*What you should do*. Filter this data down to the lines that hold "document", and copy them.
Begin Dataset extract
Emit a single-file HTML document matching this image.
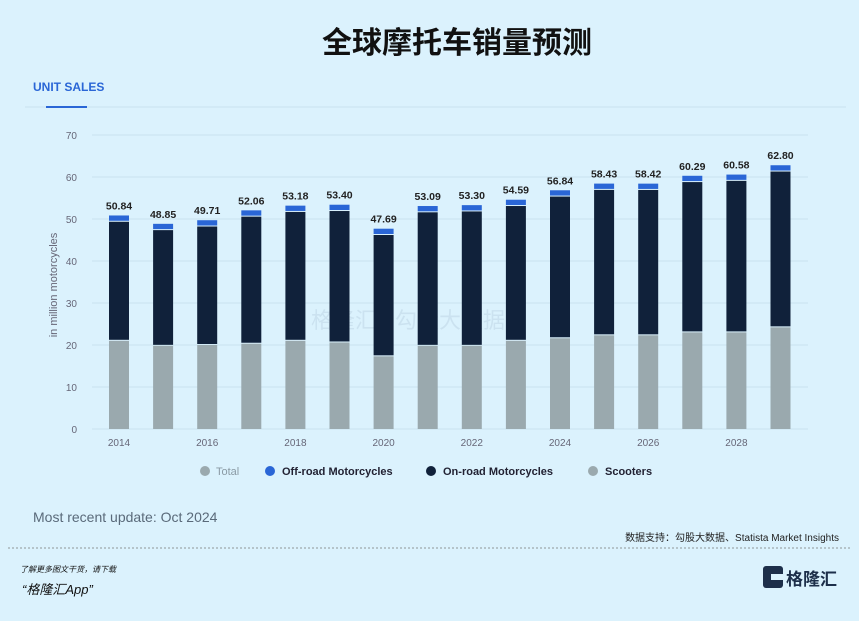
<!DOCTYPE html>
<html><head><meta charset="utf-8"><style>
body{margin:0;width:859px;height:621px;background:#dbf2fd;overflow:hidden;font-family:"Liberation Sans","Noto Sans CJK SC",sans-serif;}
svg{position:absolute;left:0;top:0}
</style></head><body>
<svg id="s" width="859" height="621" xmlns="http://www.w3.org/2000/svg">
<text x="457" y="53" text-anchor="middle" font-size="30" font-weight="bold" fill="#111" font-family="Liberation Sans,Noto Sans CJK SC,sans-serif">全球摩托车销量预测</text>
<text x="33" y="91" font-size="12" font-weight="bold" fill="#2a66d6">UNIT SALES</text>
<line x1="25" y1="107" x2="846" y2="107" stroke="#c9e2ee" stroke-width="1"/>
<rect x="46" y="106" width="41" height="2" fill="#2a66d6"/>
<text x="57" y="285" font-size="11" fill="#667" transform="rotate(-90 57 285)" text-anchor="middle">in million motorcycles</text>
<text x="311" y="328" font-size="22" fill="#c2d9e8" opacity="0.6">格隆汇 | 勾股大数据</text>
<g id="g"></g>
<g font-size="11" fill="#556">
<circle cx="205" cy="471" r="5" fill="#9aa9ae"/><text x="216" y="475" fill="#8a9aa4">Total</text>
<circle cx="270" cy="471" r="5" fill="#2a66d6"/><text x="282" y="475" fill="#223" font-weight="bold">Off-road Motorcycles</text>
<circle cx="431" cy="471" r="5" fill="#10213a"/><text x="443" y="475" fill="#223" font-weight="bold">On-road Motorcycles</text>
<circle cx="593" cy="471" r="5" fill="#9aa9ae"/><text x="605" y="475" fill="#223" font-weight="bold">Scooters</text>
</g>
<text x="33" y="522" font-size="14" fill="#5a6a7a">Most recent update: Oct 2024</text>
<text x="839" y="541" font-size="10" fill="#222" text-anchor="end">数据支持：勾股大数据、Statista Market Insights</text>
<line x1="8" y1="548" x2="851" y2="548" stroke="#777" stroke-dasharray="2,2" stroke-width="0.8"/>
<text x="20" y="572" font-size="8" fill="#111" font-style="italic">了解更多图文干货，请下载</text>
<text x="22" y="594" font-size="13" fill="#111" font-style="italic">“格隆汇App”</text>
<rect x="763" y="566" width="20" height="22" rx="3" fill="#1d2f4a"/>
<rect x="771" y="574" width="12" height="6" fill="#dbf2fd"/>
<text x="786" y="585" font-size="17" font-weight="bold" fill="#1d2f4a">格隆汇</text>
</svg>
<script>
var g=document.getElementById('g'),h='';
function y(v){return 429-v*4.2}
for(var i=0;i<=7;i++){var yy=y(i*10);h+='<line x1="92" y1="'+yy+'" x2="808" y2="'+yy+'" stroke="#c9e2ee"/><text x="77" y="'+(yy+4)+'" font-size="10" fill="#667" text-anchor="end">'+(i*10)+'</text>';}
var T=[50.84,48.85,49.71,52.06,53.18,53.40,47.69,53.09,53.30,54.59,56.84,58.43,58.42,60.29,60.58,62.80];
var S=[21,19.8,20,20.3,21,20.6,17.3,19.8,19.8,21,21.6,22.3,22.3,23,23,24.2];
for(var i=0;i<16;i++){var cx=119+i*44.1,x=cx-10;
h+='<rect x="'+x+'" y="'+y(S[i])+'" width="20" height="'+(S[i]*4.2)+'" fill="#9aa9ae"/>';
var on=T[i]-1.5;
h+='<rect x="'+x+'" y="'+y(on)+'" width="20" height="'+((on-S[i])*4.2-1)+'" fill="#10213a"/>';
h+='<rect x="'+x+'" y="'+y(T[i])+'" width="20" height="'+(1.5*4.2-1)+'" fill="#2a66d6"/>';
h+='<text x="'+cx+'" y="'+(y(T[i])-6)+'" font-size="10.5" font-weight="bold" fill="#222" text-anchor="middle">'+T[i].toFixed(2)+'</text>';
if(i%2==0)h+='<text x="'+cx+'" y="446" font-size="10" fill="#667" text-anchor="middle">'+(2014+i)+'</text>';}
g.innerHTML=h;
</script>
</body></html>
End Dataset extract
*Reply*.
Emit a single-file HTML document matching this image.
var g=document.getElementById('g'),h='';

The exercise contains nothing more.